## TASK OBJECTIVE:
Skip all pictures, then copy the lines from the start of the data through the line with "0.785, 1.03, 1.4];", keeping both ends.

## SOURCE MATERIAL:
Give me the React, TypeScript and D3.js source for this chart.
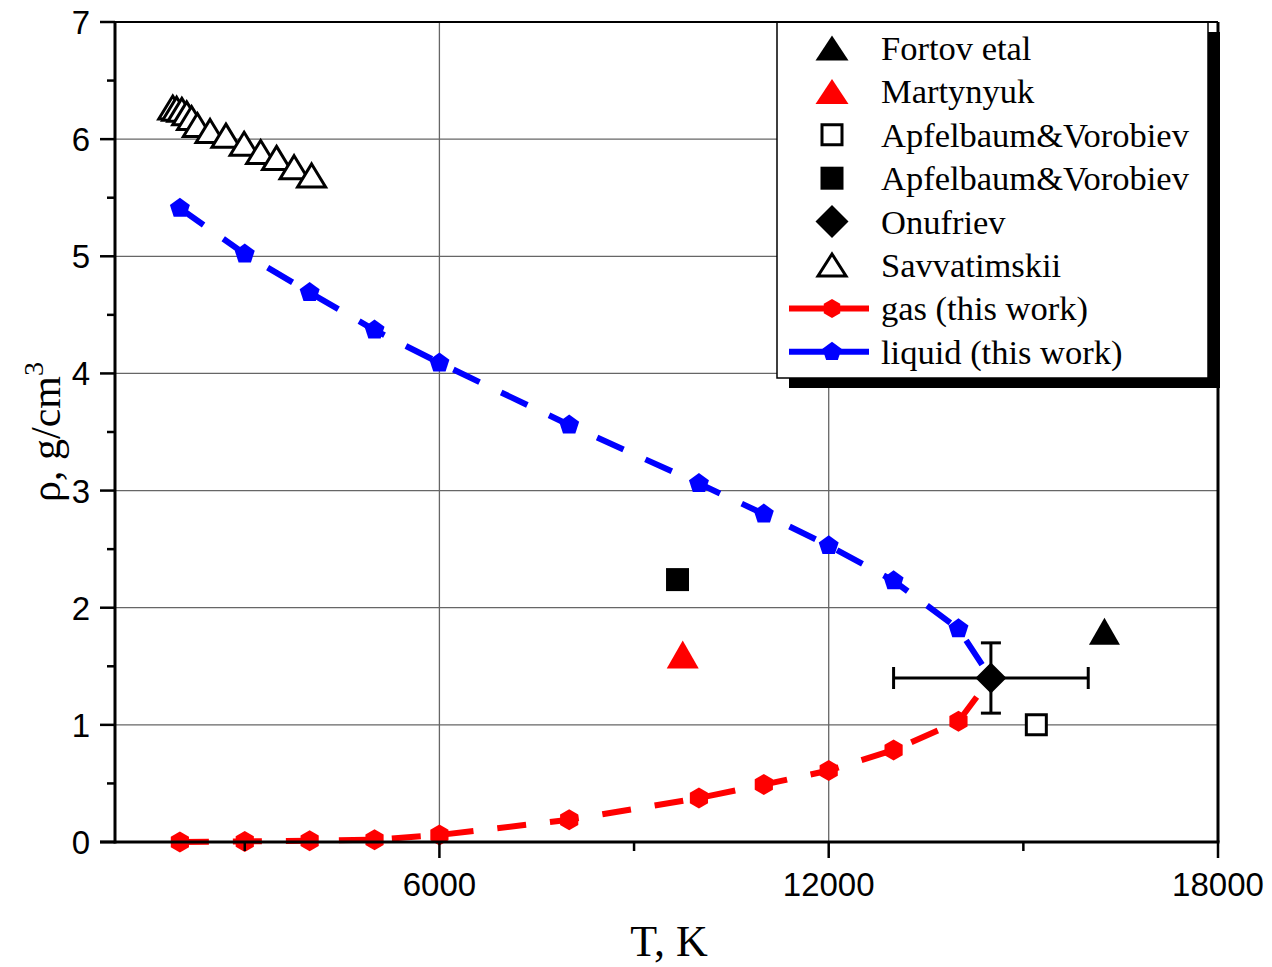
import React, { useEffect, useRef } from 'react';
import * as d3 from 'd3';

// liquid / gas branches (this work), last point = critical point
const T_CALC = [2000, 3000, 4000, 5000, 6000, 8000, 10000, 11000, 12000, 13000, 14000, 14500];
const RHO_LIQUID = [5.41, 5.02, 4.69, 4.37, 4.09, 3.56, 3.06, 2.8, 2.53, 2.23, 1.82, 1.4];
const RHO_GAS = [0.0, 0.005, 0.01, 0.02, 0.06, 0.19, 0.375, 0.49, 0.61, 0.785, 1.03, 1.4];

// Savvatimskii open triangles
const T_SAVV = [1890, 1950, 2030, 2105, 2180, 2270, 2465, 2710, 2990, 3245, 3490, 3760, 4030];
const RHO_SAVV = [6.27, 6.26, 6.25, 6.22, 6.18, 6.12, 6.07, 6.03, 5.96, 5.89, 5.84, 5.76, 5.69];

// single experimental points
const FORTOV = { t: 16250, rho: 1.8 };
const MARTYNYUK = { t: 9750, rho: 1.6 };
const APF_OPEN = { t: 15200, rho: 1.0 };
const APF_FILLED = { t: 9670, rho: 2.24 };
const ONUFRIEV = { t: 14500, rho: 1.4, dt: 1500, drho: 0.3 };

const X_TICKS = [6000, 12000, 18000];
const X_MINOR = [3000, 9000, 15000];
const Y_TICKS = [0, 1, 2, 3, 4, 5, 6, 7];
const Y_MINOR = [0.5, 1.5, 2.5, 3.5, 4.5, 5.5, 6.5];

const LEGEND = [
  'Fortov etal',
  'Martynyuk',
  'Apfelbaum&Vorobiev',
  'Apfelbaum&Vorobiev',
  'Onufriev',
  'Savvatimskii',
  'gas (this work)',
  'liquid (this work)',
];

const W = 1272;
const H = 967;

// marker paths centred on 0,0
const triangle = (w, h) => `M0,${-h / 2}L${w / 2},${h / 2}L${-w / 2},${h / 2}Z`;
const square = (s) => `M${-s / 2},${-s / 2}h${s}v${s}h${-s}Z`;
const diamond = (r) => `M0,${-r}L${r},0L0,${r}L${-r},0Z`;
const polygon = (n, r, rot) => {
  const pts = d3.range(n).map(i => {
    const a = rot + (i * 2 * Math.PI) / n;
    return [r * Math.sin(a), -r * Math.cos(a)];
  });
  return 'M' + pts.map(p => p.join(',')).join('L') + 'Z';
};
const pentagon = (r) => polygon(5, r, 0);
const hexagon = (r) => polygon(6, r, 0);

const App = () => {
  const svgRef = useRef();

  useEffect(() => {
    const svg = d3.select(svgRef.current);
    svg.selectAll('*').remove();

    const x = d3.scaleLinear().domain([1000, 18000]).range([115, 1218]);
    const y = d3.scaleLinear().domain([0, 7]).range([842, 22]);

    // grid
    const grid = svg.append('g').attr('stroke', '#666').attr('stroke-width', 1.3);
    grid.selectAll('.hg').data(Y_TICKS.filter(v => v > 0 && v < 7)).enter().append('line')
      .attr('x1', x(1000)).attr('x2', x(18000))
      .attr('y1', d => y(d)).attr('y2', d => y(d));
    grid.selectAll('.vg').data(X_TICKS.filter(v => v < 18000)).enter().append('line')
      .attr('x1', d => x(d)).attr('x2', d => x(d))
      .attr('y1', y(0)).attr('y2', y(7));

    // calculated branches
    const series = [
      { rho: RHO_GAS, color: '#ff0000', marker: hexagon(10.5) },
      { rho: RHO_LIQUID, color: '#0000ff', marker: pentagon(10.5) },
    ];
    series.forEach(s => {
      const pts = T_CALC.map((t, i) => [x(t), y(s.rho[i])]);
      svg.append('path')
        .attr('d', d3.line()(pts))
        .attr('fill', 'none')
        .attr('stroke', s.color)
        .attr('stroke-width', 6)
        .attr('stroke-dasharray', '29 24');
      svg.append('g').selectAll('path').data(pts.slice(0, -1)).enter().append('path')
        .attr('d', s.marker)
        .attr('transform', d => `translate(${d[0]},${d[1]})`)
        .attr('fill', s.color);
    });

    // Savvatimskii
    svg.append('g').selectAll('path').data(T_SAVV).enter().append('path')
      .attr('d', triangle(28, 23))
      .attr('transform', (d, i) => `translate(${x(d)},${y(RHO_SAVV[i])})`)
      .attr('fill', 'white')
      .attr('stroke', 'black')
      .attr('stroke-width', 3)
      .attr('stroke-linejoin', 'miter');

    // single points
    svg.append('path').attr('d', triangle(31, 27))
      .attr('transform', `translate(${x(FORTOV.t)},${y(FORTOV.rho)})`).attr('fill', 'black');
    svg.append('path').attr('d', triangle(32, 28))
      .attr('transform', `translate(${x(MARTYNYUK.t)},${y(MARTYNYUK.rho)})`).attr('fill', '#ff0000');
    svg.append('path').attr('d', square(20))
      .attr('transform', `translate(${x(APF_OPEN.t)},${y(APF_OPEN.rho)})`)
      .attr('fill', 'white').attr('stroke', 'black').attr('stroke-width', 3);
    svg.append('path').attr('d', square(23))
      .attr('transform', `translate(${x(APF_FILLED.t)},${y(APF_FILLED.rho)})`).attr('fill', 'black');

    // Onufriev with error bars
    const o = ONUFRIEV;
    const eb = svg.append('g').attr('stroke', 'black').attr('stroke-width', 3);
    eb.append('line').attr('x1', x(o.t - o.dt)).attr('x2', x(o.t + o.dt)).attr('y1', y(o.rho)).attr('y2', y(o.rho));
    eb.append('line').attr('x1', x(o.t)).attr('x2', x(o.t)).attr('y1', y(o.rho - o.drho)).attr('y2', y(o.rho + o.drho));
    [o.t - o.dt, o.t + o.dt].forEach(v => {
      eb.append('line').attr('x1', x(v)).attr('x2', x(v)).attr('y1', y(o.rho) - 11).attr('y2', y(o.rho) + 11);
    });
    [o.rho - o.drho, o.rho + o.drho].forEach(v => {
      eb.append('line').attr('x1', x(o.t) - 10).attr('x2', x(o.t) + 10).attr('y1', y(v)).attr('y2', y(v));
    });
    svg.append('path').attr('d', diamond(15.5))
      .attr('transform', `translate(${x(o.t)},${y(o.rho)})`).attr('fill', 'black');

    // legend
    const lx = 777, ly = 22, lw = 431, lh = 356;
    svg.append('rect').attr('x', lx + 12).attr('y', ly + 10).attr('width', lw).attr('height', lh).attr('fill', 'black');
    svg.append('rect').attr('x', lx).attr('y', ly).attr('width', lw).attr('height', lh)
      .attr('fill', 'white').attr('stroke', 'black').attr('stroke-width', 1.5);
    const legendSymbols = [
      { d: triangle(33, 25), fill: 'black' },
      { d: triangle(33, 25), fill: '#ff0000' },
      { d: square(20), fill: 'white', stroke: 'black' },
      { d: square(23), fill: 'black' },
      { d: diamond(16.5), fill: 'black' },
      { d: triangle(28, 22), fill: 'white', stroke: 'black' },
      { d: hexagon(9.5), fill: '#ff0000', line: '#ff0000' },
      { d: pentagon(10), fill: '#0000ff', line: '#0000ff' },
    ];
    LEGEND.forEach((name, i) => {
      const cy = 48 + i * 43.4;
      const sym = legendSymbols[i];
      if (sym.line) {
        svg.append('line').attr('x1', 789).attr('x2', 869).attr('y1', cy).attr('y2', cy)
          .attr('stroke', sym.line).attr('stroke-width', 6);
      }
      svg.append('path').attr('d', sym.d)
        .attr('transform', `translate(832,${cy})`)
        .attr('fill', sym.fill)
        .attr('stroke', sym.stroke || 'none')
        .attr('stroke-width', 3);
      svg.append('text')
        .attr('x', 881).attr('y', cy + 12)
        .attr('font-family', '"Liberation Serif", "Times New Roman", serif')
        .attr('font-size', 34.5)
        .attr('fill', 'black')
        .text(name);
    });

    // frame and axes
    const axes = svg.append('g').attr('stroke', 'black');
    axes.append('line').attr('x1', x(1000)).attr('x2', x(18000)).attr('y1', y(7)).attr('y2', y(7)).attr('stroke-width', 2);
    axes.append('line').attr('x1', x(18000)).attr('x2', x(18000)).attr('y1', y(7)).attr('y2', y(0)).attr('stroke-width', 3);
    axes.append('line').attr('x1', x(1000)).attr('x2', x(1000)).attr('y1', y(7) - 1).attr('y2', y(0) + 1.5).attr('stroke-width', 3);
    axes.append('line').attr('x1', x(1000) - 15).attr('x2', x(18000) + 1.5).attr('y1', y(0)).attr('y2', y(0)).attr('stroke-width', 3);
    Y_TICKS.forEach(v => {
      axes.append('line').attr('x1', x(1000) - 15).attr('x2', x(1000)).attr('y1', y(v)).attr('y2', y(v)).attr('stroke-width', 2.5);
    });
    Y_MINOR.forEach(v => {
      axes.append('line').attr('x1', x(1000) - 8).attr('x2', x(1000)).attr('y1', y(v)).attr('y2', y(v)).attr('stroke-width', 2.5);
    });
    X_TICKS.forEach(v => {
      axes.append('line').attr('x1', x(v)).attr('x2', x(v)).attr('y1', y(0)).attr('y2', y(0) + 16).attr('stroke-width', 2.5);
    });
    X_MINOR.forEach(v => {
      axes.append('line').attr('x1', x(v)).attr('x2', x(v)).attr('y1', y(0)).attr('y2', y(0) + 9).attr('stroke-width', 2.5);
    });

    const sans = '"Liberation Sans", Arial, sans-serif';
    svg.append('g').selectAll('text').data(Y_TICKS).enter().append('text')
      .attr('x', 90).attr('y', d => y(d) + 12)
      .attr('text-anchor', 'end')
      .attr('font-family', sans).attr('font-size', 33)
      .text(d => d);
    svg.append('g').selectAll('text').data(X_TICKS).enter().append('text')
      .attr('x', d => x(d)).attr('y', 896)
      .attr('text-anchor', 'middle')
      .attr('font-family', sans).attr('font-size', 33)
      .text(d => d);

    const serif = '"Liberation Serif", "Times New Roman", serif';
    svg.append('text')
      .attr('x', 669).attr('y', 956)
      .attr('text-anchor', 'middle')
      .attr('font-family', serif).attr('font-size', 44)
      .text('T, K');
    const yt = svg.append('text')
      .attr('transform', 'translate(60,432) rotate(-90)')
      .attr('text-anchor', 'middle')
      .attr('font-family', serif).attr('font-size', 42);
    yt.append('tspan').text('ρ, g/cm');
    yt.append('tspan').attr('dy', -17).attr('font-size', 28).text('3');
  }, []);

  return (
    <svg ref={svgRef} width={W} height={H}
      style={{ position: 'absolute', left: 0, top: 0, background: 'white' }} />
  );
};

export default App;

## FINISHED TASK:
Give me the React, TypeScript and D3.js source for this chart.
import React, { useEffect, useRef } from 'react';
import * as d3 from 'd3';

// liquid / gas branches (this work), last point = critical point
const T_CALC = [2000, 3000, 4000, 5000, 6000, 8000, 10000, 11000, 12000, 13000, 14000, 14500];
const RHO_LIQUID = [5.41, 5.02, 4.69, 4.37, 4.09, 3.56, 3.06, 2.8, 2.53, 2.23, 1.82, 1.4];
const RHO_GAS = [0.0, 0.005, 0.01, 0.02, 0.06, 0.19, 0.375, 0.49, 0.61, 0.785, 1.03, 1.4];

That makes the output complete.